Gibt es Open Source Anwendung oder Service, die diese Verwaltung bietet, sodass ich die Fotosverwaltung für meine eigenen Webapp nicht neu implementieren muss?

Vielen Dank für jede Antwort.


----------



## Phash (7. Jul 2014)

Was genau willst du machen?

Willst du, dass Benutzer "irgendwelche Binärdaten (Fotos)" auf deinen Server laden, oder willst du, dass die Benutzer die Fotos woanders her holen und du speicherst "pfade / links"?

Du kannst dir entweder einfach eine Galery holen (meist php, da gibts 1000 Varianten) oder dir eine eigene Anwendung schreiben.

Wenn du es selbst machen willst, dann gibts 2 Möglichkeiten um die Daten zu speichern: entweder du speicherst die Bilder als "Blob" in einer Datenbank oder du speicherst in der Datenbank nur einen "Link" und verweist dann auf einen Speicherort. (Dieser kann auf deinem oder auf irgendeinem anderen Server sein)

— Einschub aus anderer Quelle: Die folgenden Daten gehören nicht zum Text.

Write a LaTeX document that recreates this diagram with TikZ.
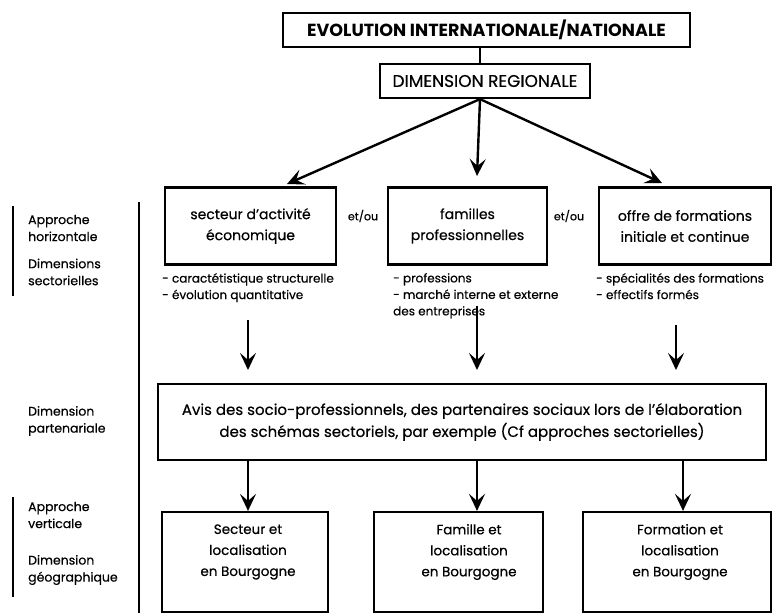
\documentclass[tikz,border=0pt]{standalone}
\usepackage{fontspec}
\setmainfont{Poppins}[UprightFeatures={FakeBold=0.5}]
\usetikzlibrary{arrows.meta}

\begin{document}
\begin{tikzpicture}[x=1pt, y=-1pt, every node/.style={text centered},
	box/.style={rectangle, draw, line width=2.2pt, align=center, inner sep=0pt,
		font=\fontsize{14}{21}\selectfont},
	bigarrow/.style={line width=2.4pt, -{Stealth[length=17pt, width=16pt, inset=7pt]}},
	sidetext/.style={align=left, anchor=west, inner sep=0pt, font=\fontsize{12.5}{17}\selectfont},
	listtext/.style={align=left, anchor=north west, inner sep=0pt, font=\fontsize{12}{16.5}\selectfont},
	bar/.style={line width=2.6pt}]
	\useasboundingbox (0,0) rectangle (773,613);

	% haut du schema
	\node[box, line width=2.8pt, minimum width=407pt, minimum height=34pt,
		font=\fontsize{17.5}{19}\selectfont\bfseries] (evol) at (486.5,30)
		{EVOLUTION INTERNATIONALE/NATIONALE};
	\node[box, minimum width=210pt, minimum height=34pt,
		font=\fontsize{17}{19}\selectfont] (region) at (485,81)
		{DIMENSION REGIONALE};
	\draw[bar] (evol.south -| 480,0) -- (region.north -| 480,0);

	% approche horizontale
	\node[box, minimum width=171pt, minimum height=77pt] (secteur) at (250.5,226)
		{secteur d’activité\\économique};
	\node[box, minimum width=159pt, minimum height=77pt] (famille) at (467.5,226)
		{familles\\professionnelles};
	\node[box, minimum width=172pt, minimum height=77pt] (offre) at (685,226)
		{offre de formations\\initiale et continue};
	\node[font=\fontsize{11}{12}\selectfont] (ou1) at (363,216) {et/ou};
	\node[font=\fontsize{11}{12}\selectfont] (ou2) at (569,216) {et/ou};

	\coordinate (tipA) at (287,184);
	\coordinate (tipB) at (477,176);
	\coordinate (tipC) at (662,183);
	\draw[bigarrow] (region.south -| 480,0) -- (tipA);
	\draw[bigarrow] (region.south -| 480,0) -- (tipB);
	\draw[bigarrow] (region.south -| 480,0) -- (tipC);

	\node[listtext] (carac) at (162,273)
		{- caractétistique structurelle\\- évolution quantitative};
	\node[listtext] (prof) at (393,273)
		{- professions\\- marché interne et externe\\des entreprises};
	\node[listtext] (spec) at (596,273)
		{- spécialités des formations\\- effectifs formés};

	% dimension partenariale
	\node[box, minimum width=608pt, minimum height=76pt,
		font=\fontsize{15}{22}\selectfont] (avis) at (462,422)
		{Avis des socio-professionnels, des partenaires sociaux lors de l’élaboration\\
		des schémas sectoriels, par exemple (Cf approches sectorielles)};

	\coordinate (srcA) at (248,320);
	\coordinate (srcB) at (477,306);
	\coordinate (srcC) at (676,325);
	\draw[bigarrow] (srcA) -- ++(0,50);
	\draw[bigarrow] (srcB) -- ++(0,64);
	\draw[bigarrow] (srcC) -- ++(0,45);

	% approche verticale
	\node[box, minimum width=166pt, minimum height=100pt] (bsect) at (245,562) {};
	\node[box, minimum width=169pt, minimum height=100pt] (bfam) at (458.5,562) {};
	\node[box, minimum width=188pt, minimum height=100pt] (bform) at (677,562) {};
	\node[align=center, font=\fontsize{13.5}{21}\selectfont] (tsect) at (248,552)
		{Secteur et\\localisation\\en Bourgogne};
	\node[align=center, font=\fontsize{13.5}{21}\selectfont] (tfam) at (469,552)
		{Famille et\\localisation\\en Bourgogne};
	\node[align=center, font=\fontsize{13.5}{21}\selectfont] (tform) at (680,552)
		{Formation et\\localisation\\en Bourgogne};
	\draw[bigarrow] (avis.south -| 248,0) -- (bsect.north -| 248,0);
	\draw[bigarrow] (avis.south -| 477,0) -- (bfam.north -| 477,0);
	\draw[bigarrow] (avis.south -| 683,0) -- (bform.north -| 683,0);

	% colonne de gauche
	\node[sidetext] (apph) at (28,228) {Approche\\horizontale};
	\node[sidetext] (dsect) at (28,272) {Dimensions\\sectorielles};
	\node[sidetext] (dpart) at (28,421) {Dimension\\partenariale};
	\node[sidetext] (appv) at (28,515) {Approche\\verticale};
	\node[sidetext] (dgeo) at (28,570) {Dimension\\géographique};
	\coordinate (barA) at (13,206);
	\coordinate (barB) at (13,497);
	\draw[bar] (barA) -- ++(0,90);
	\draw[bar] (barB) -- ++(0,100);
	\draw[bar] (139,202) -- (139,613);
\end{tikzpicture}
\end{document}
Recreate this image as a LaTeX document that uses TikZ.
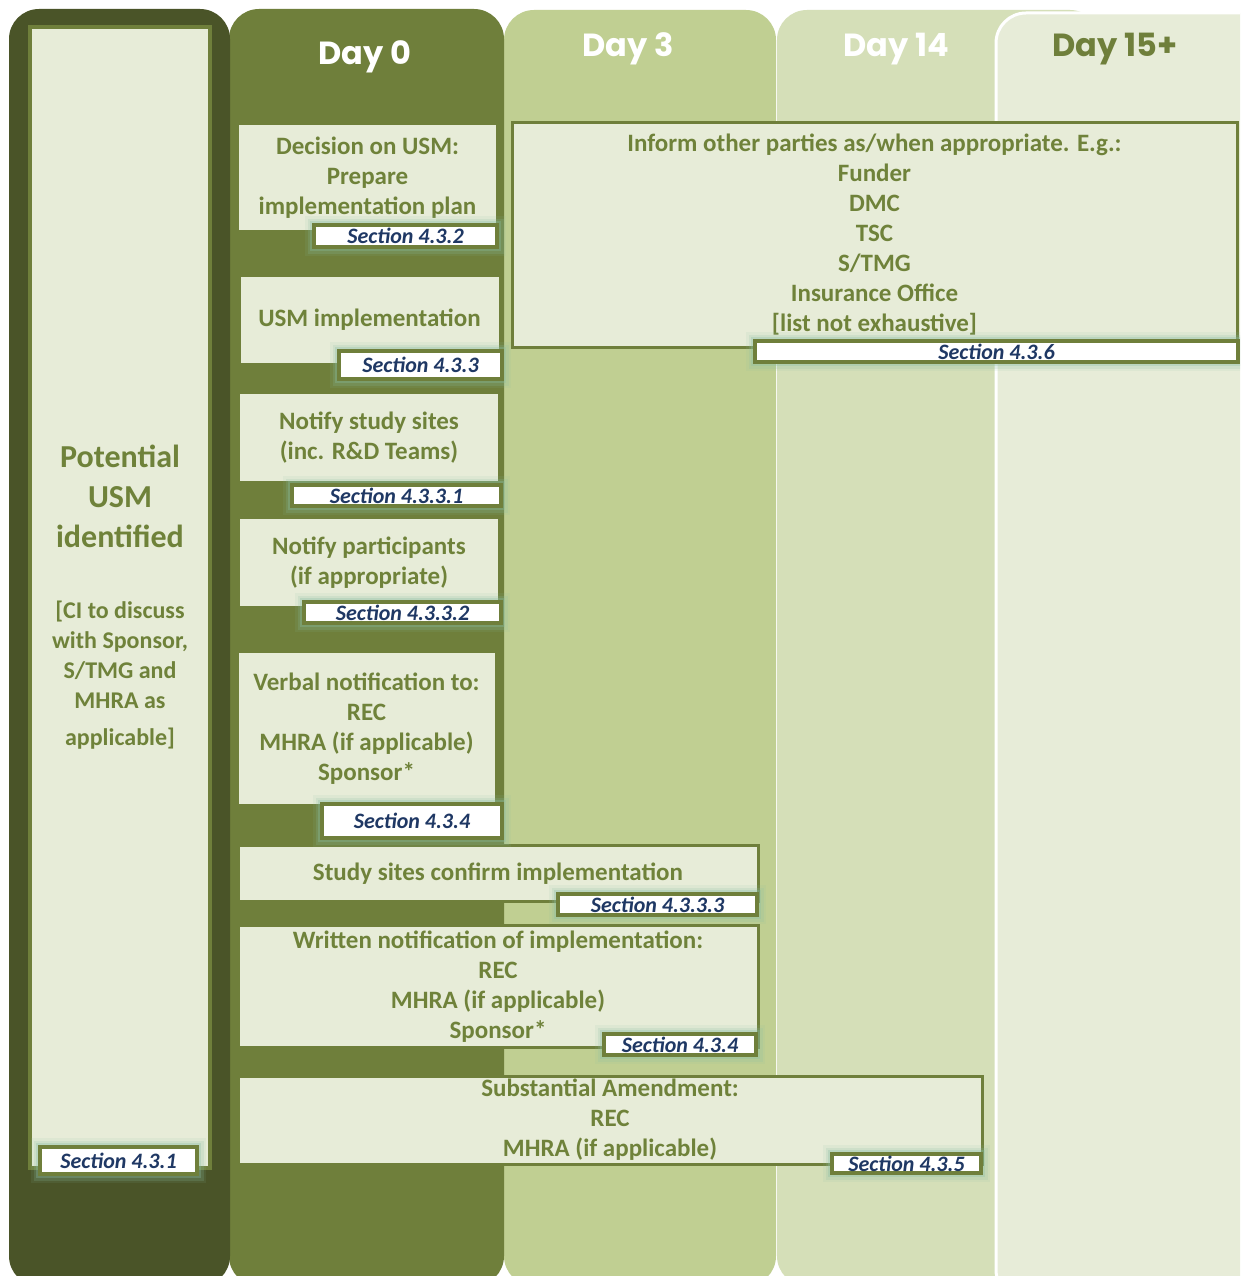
\documentclass[tikz,border=0pt]{standalone}
\usepackage{fontspec}
\setmainfont{Carlito}
\newfontfamily\headfont{Poppins}

\definecolor{leftcol}{RGB}{74,84,40}
\definecolor{dayzero}{RGB}{111,127,59}
\definecolor{daythree}{RGB}{192,207,146}
\definecolor{dayfourteen}{RGB}{213,223,184}
\definecolor{pale}{RGB}{231,236,216}
\definecolor{oltext}{RGB}{111,130,58}
\definecolor{navy}{RGB}{31,56,100}
\definecolor{glow}{RGB}{140,190,165}

\tikzset{
  box/.style={draw=dayzero, line width=3pt, fill=pale, text=oltext, align=center,
    inner sep=0pt, font=\bfseries\fontsize{25}{30}\selectfont},
  seclabel/.style={draw=dayzero, line width=4pt, fill=white, text=navy, inner sep=0pt,
    font=\bfseries\itshape\fontsize{22}{24}\selectfont,
    preaction={draw=glow, line width=18pt, opacity=.1},
    preaction={draw=glow, line width=13pt, opacity=.18},
    preaction={draw=glow, line width=8pt, opacity=.3}},
  dayhead/.style={font=\headfont\bfseries\fontsize{32}{38}\selectfont}
}

\begin{document}
\begin{tikzpicture}[x=1pt,y=-1pt]
        \clip (0,0) rectangle (1240,1276);
        \fill[white] (0,0) rectangle (1240,1276);

        % day columns
        \fill[dayfourteen, rounded corners=30] (777,10) rectangle (1100,1286);
        \filldraw[fill=pale, draw=white, line width=3pt, rounded corners=30] (996,13) rectangle (1290,1300);
        \fill[daythree, rounded corners=30] (504,10) rectangle (776,1286);
        \fill[dayzero, rounded corners=30] (229,9) rectangle (504,1286);
        \fill[leftcol, rounded corners=30] (9,9) rectangle (230,1286);

        % day headers
        \node[dayhead, text=white] (day0) at (365,57) {Day 0};
        \node[dayhead, text=white] (day3) at (628,49) {Day 3};
        \node[dayhead, text=white] (day14) at (896,49) {Day 14};
        \node[dayhead, text=dayzero] (day15) at (1115,49) {Day 15+};

        % left column
        \node[box, line width=4pt, minimum width=180, minimum height=1141] (usm) at (120,597.5) {};
        \node[text=oltext, align=center, font=\bfseries\fontsize{32}{40}\selectfont] (potential) at (120,496)
            {Potential\\USM\\identified};
        \node[text=oltext, align=center, font=\bfseries\fontsize{24}{30}\selectfont] (discuss) at (120,675)
            {[CI to discuss\\with Sponsor,\\S/TMG and\\MHRA as\\[7pt]applicable]};

        % day 0 boxes
        \node[box, minimum width=260, minimum height=108] (decide) at (367.5,177.5)
            {Decision on USM:\\Prepare\\implementation plan};
        \node[box, minimum width=261, minimum height=89] (implement) at (369.5,320)
            {USM implementation};
        \node[box, minimum width=261, minimum height=90] (sites) at (369,437.5)
            {Notify study sites\\(inc. R\&D Teams)};
        \node[box, minimum width=261, minimum height=90] (participants) at (369,562.5)
            {Notify participants\\(if appropriate)};
        \node[box, minimum width=259, minimum height=154] (verbal) at (366.5,728.5)
            {Verbal notification to:\\REC\\MHRA (if applicable)\\Sponsor*};

        % wide boxes
        \node[box, minimum width=520, minimum height=56] (confirm) at (498,873.5)
            {Study sites confirm implementation};
        \node[box, minimum width=520, minimum height=122] (written) at (498,986.5)
            {Written notification of implementation:\\REC\\MHRA (if applicable)\\Sponsor*};
        \node[box, minimum width=744, minimum height=88] (amend) at (610,1120)
            {Substantial Amendment:\\REC\\MHRA (if applicable)};
        \node[box, minimum width=725, minimum height=224] (inform) at (874.5,235)
            {Inform other parties as/when appropriate. E.g.:\\Funder\\DMC\\TSC\\S/TMG\\Insurance Office\\{[list not exhaustive]}};

        % section labels
        \node[seclabel, minimum width=157, minimum height=27] (s431) at (118.5,1160.5) {Section 4.3.1};
        \node[seclabel, minimum width=183, minimum height=22] (s432) at (405.5,236) {Section 4.3.2};
        \node[seclabel, minimum width=163, minimum height=28] (s433) at (420.5,365) {Section 4.3.3};
        \node[seclabel, minimum width=209, minimum height=21] (s4331) at (396.5,495.5) {Section 4.3.3.1};
        \node[seclabel, minimum width=197, minimum height=21] (s4332) at (402.5,612.5) {Section 4.3.3.2};
        \node[seclabel, minimum width=180, minimum height=34] (s434a) at (412,821) {Section 4.3.4};
        \node[seclabel, minimum width=199, minimum height=21] (s4333) at (657.5,904.5) {Section 4.3.3.3};
        \node[seclabel, minimum width=152, minimum height=21] (s434b) at (680,1044.5) {Section 4.3.4};
        \node[seclabel, minimum width=149, minimum height=19] (s435) at (906.5,1163.5) {Section 4.3.5};
        \node[seclabel, minimum width=483, minimum height=21] (s436) at (996.5,351.5) {Section 4.3.6};
\end{tikzpicture}
\end{document}
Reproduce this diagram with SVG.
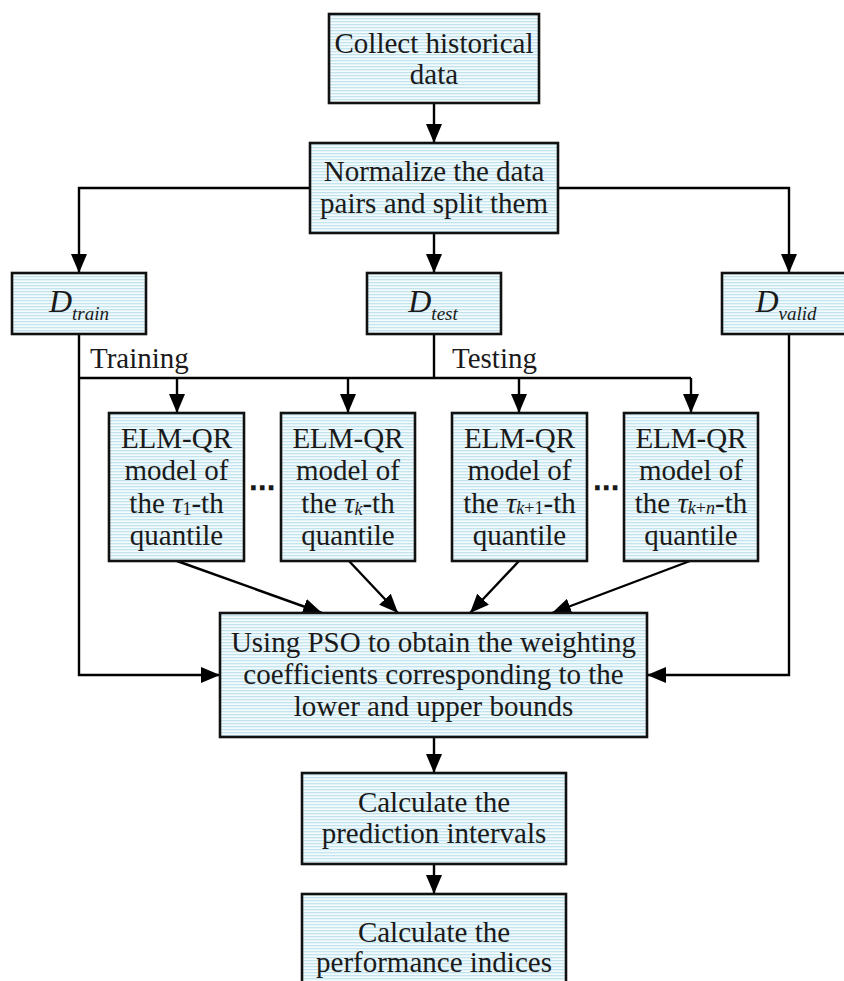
<svg xmlns="http://www.w3.org/2000/svg" width="844" height="981" viewBox="0 0 844 981">
<defs>
<pattern id="stripes" width="6" height="3" patternUnits="userSpaceOnUse">
<rect width="6" height="3" fill="#f4fbfd"/>
<rect y="0" width="6" height="1.3" fill="#c3e4ef"/>
</pattern>
<marker id="arr" markerUnits="userSpaceOnUse" markerWidth="20" markerHeight="16" viewBox="0 0 20 16" refX="19" refY="8" orient="auto">
<path d="M0,0 L19,8 L0,16 Z" fill="#000"/>
</marker>
<style>
.box{fill:url(#stripes);stroke:#111;stroke-width:2.6}
.t{font-family:"Liberation Serif","DejaVu Serif",serif;font-size:29px;fill:#1a1a1a;text-anchor:middle}
.l{font-family:"Liberation Serif","DejaVu Serif",serif;font-size:29px;fill:#1a1a1a}
.c{fill:none;stroke:#000;stroke-width:2.4}
.ca{fill:none;stroke:#000;stroke-width:2.4;marker-end:url(#arr)}
.i{font-style:italic}
.dots{font-family:"DejaVu Sans",sans-serif;font-size:26px;font-weight:bold;fill:#1a1a1a;text-anchor:middle}
</style>
</defs>

<g id="connectors">
<path class="ca" d="M434,103 V143"/>
<path class="ca" d="M310,188 H79 V273"/>
<path class="ca" d="M434,233 V273"/>
<path class="ca" d="M558,188 H789 V273"/>
<path class="ca" d="M79,334 V675 H220"/>
<path class="c" d="M434,334 V378"/>
<path class="c" d="M79,378 H691"/>
<path class="ca" d="M177,378 V413"/>
<path class="ca" d="M348,378 V413"/>
<path class="ca" d="M519,378 V413"/>
<path class="ca" d="M691,378 V413"/>
<path class="ca" d="M789,334 V675 H647"/>
<path class="ca" d="M177,561 L322,613"/>
<path class="ca" d="M349,561 L398,613"/>
<path class="ca" d="M519,561 L470,613"/>
<path class="ca" d="M690,561 L552,613"/>
<path class="ca" d="M434,737 V773"/>
<path class="ca" d="M434,864 V894"/>
<text class="l" x="90" y="368">Training</text>
<text class="l" x="452" y="368">Testing</text>
</g>

<g id="collect">
<rect class="box" x="329" y="14" width="210" height="89"/>
<text class="t" x="434" y="53">Collect historical</text>
<text class="t" x="434" y="84">data</text>
</g>

<g id="normalize">
<rect class="box" x="310" y="143" width="248" height="90"/>
<text class="t" x="434" y="181">Normalize the data</text>
<text class="t" x="434" y="213">pairs and split them</text>
</g>

<g id="dtrain">
<rect class="box" x="12" y="273" width="134" height="61"/>
<text class="t" x="79" y="312"><tspan class="i" font-size="32">D</tspan><tspan class="i" font-size="19" dy="8">train</tspan></text>
</g>

<g id="dtest">
<rect class="box" x="367" y="273" width="134" height="61"/>
<text class="t" x="433" y="312"><tspan class="i" font-size="32">D</tspan><tspan class="i" font-size="19" dy="8">test</tspan></text>
</g>

<g id="dvalid">
<rect class="box" x="722" y="273" width="134" height="61"/>
<text class="t" x="786" y="312"><tspan class="i" font-size="32">D</tspan><tspan class="i" font-size="19" dy="8">valid</tspan></text>
</g>

<g id="elm1">
<rect class="box" x="109" y="413" width="135" height="148"/>
<text class="t" x="176.5" y="448">ELM-QR</text>
<text class="t" x="176.5" y="480">model of</text>
<text class="t" x="176.5" y="513">the <tspan class="i">τ</tspan><tspan font-size="18" dy="2">1</tspan><tspan dy="-2">-th</tspan></text>
<text class="t" x="176.5" y="545">quantile</text>
</g>

<g id="dots1"><text class="dots" x="262" y="497">⋯</text></g>

<g id="elm2">
<rect class="box" x="281" y="413" width="134" height="148"/>
<text class="t" x="348" y="448">ELM-QR</text>
<text class="t" x="348" y="480">model of</text>
<text class="t" x="348" y="513">the <tspan class="i">τ</tspan><tspan class="i" font-size="18" dy="2">k</tspan><tspan dy="-2">-th</tspan></text>
<text class="t" x="348" y="545">quantile</text>
</g>

<g id="elm3">
<rect class="box" x="452" y="413" width="135" height="148"/>
<text class="t" x="519.5" y="448">ELM-QR</text>
<text class="t" x="519.5" y="480">model of</text>
<text class="t" x="519.5" y="513">the <tspan class="i">τ</tspan><tspan font-size="18" dy="1"><tspan class="i">k</tspan>+1</tspan><tspan dy="-1">-th</tspan></text>
<text class="t" x="519.5" y="545">quantile</text>
</g>

<g id="dots2"><text class="dots" x="606" y="497">⋯</text></g>

<g id="elm4">
<rect class="box" x="624" y="413" width="134" height="148"/>
<text class="t" x="691" y="448">ELM-QR</text>
<text class="t" x="691" y="480">model of</text>
<text class="t" x="691" y="513">the <tspan class="i">τ</tspan><tspan font-size="18" dy="1"><tspan class="i">k</tspan>+<tspan class="i">n</tspan></tspan><tspan dy="-1">-th</tspan></text>
<text class="t" x="691" y="545">quantile</text>
</g>

<g id="pso">
<rect class="box" x="220" y="613" width="427" height="124"/>
<text class="t" x="433.5" y="652">Using PSO to obtain the weighting</text>
<text class="t" x="433.5" y="684">coefficients corresponding to the</text>
<text class="t" x="433.5" y="716">lower and upper bounds</text>
</g>

<g id="calc1">
<rect class="box" x="302" y="773" width="264" height="91"/>
<text class="t" x="434" y="812">Calculate the</text>
<text class="t" x="434" y="843">prediction intervals</text>
</g>

<g id="calc2">
<rect class="box" x="302" y="894" width="264" height="95"/>
<text class="t" x="434" y="942">Calculate the</text>
<text class="t" x="434" y="972">performance indices</text>
</g>
</svg>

Konkreter kann ich dir erst mehr sagen, wenn du deine Anfrage selbst konkretisierst


----------



## internet (26. Jul 2014)

Phash hat gesagt.:


> Wenn du es selbst machen willst, dann gibts 2 Möglichkeiten um die Daten zu speichern: entweder du speicherst die Bilder als "Blob" in einer Datenbank oder du speicherst in der Datenbank nur einen "Link" und verweist dann auf einen Speicherort. (Dieser kann auf deinem oder auf irgendeinem anderen Server sein)
> 
> Konkreter kann ich dir erst mehr sagen, wenn du deine Anfrage selbst konkretisierst



was siehst Du als die bessere Lösung an? Ich stehe ebenso gerade vor diesem Problem.
Ich habe mich bereits mit dem Thema befasst. Die Lösung das Bild per BLOB in die DB zu speichern, scheint aus Performancegründen nicht sonderlich gut (DB wird langsamer).

Ich habe ebenfalls eine Webanwendung mit zig tausend Usern.
Ich weiß ist zwar sehr unrealistisch, aber stellen wir uns mal Facebook vor:

Wie werden hier die Bilder gespeichert?
Wird pro User ein Ordner angelegt, der dann wiederum Unterordner hat?
- User1
  -Profilbild
  - Titelbild

Mit Sicherheit können alle Bilder in einem einzigen Ordner gespeichert werden. Aber das ist aus Performancesicht bestimmt nicht gut? Man stelle sich vor, dass der Ordner 100 Millionen Bilder enthält. Bei einem Request muss erst mal in diesem Ordner das entsprechende Bild gefunden werden.
Im Gegensatz dazu wäre es bei der Klassifizierung eines Ordners pro User deutlich einfacher.


Wie passiert das, wenn die Festplatte voll ist? Beispiel Festplatte hat 100 GB Speicher.
Der Link zu C:/bilder steht in der Tabelle der Datenbank.
Muss der Link dann zu D:/bilder führen, wenn die Festplatte voll ist?

Oder kann man die Größe der Festplatte einfach virtuell erweitern?

Kann mir jemand hierbei Hilfe geben. Gibt es andere Konzepte?


----------



## MR_UNIX (26. Jul 2014)

Grundsätzlich ist es (bei den herkömmlichen Datenbanken im Dev-Bereich wie MySQL und so) nicht empfehlenswert, Binärdaten in der DB abzulegen, da die einfach nicht dafür ausgelegt sind. Klar, es gibt die Möglichkeit. Aber optimiert sind Datenbanksysteme in erster Linie für Klartextdaten.

--> Bei sowas die eigentlichen Daten zentral in einem Ordner speichern aufm Server und in der DB die Links und andere relevante Daten (bei Bildern zum Beispiel das alt und so) abspeichern.


----------



## Phash (29. Jul 2014)

ich würds in die DB legen, wenn die Bilder kleiner als 250kb sind.


----------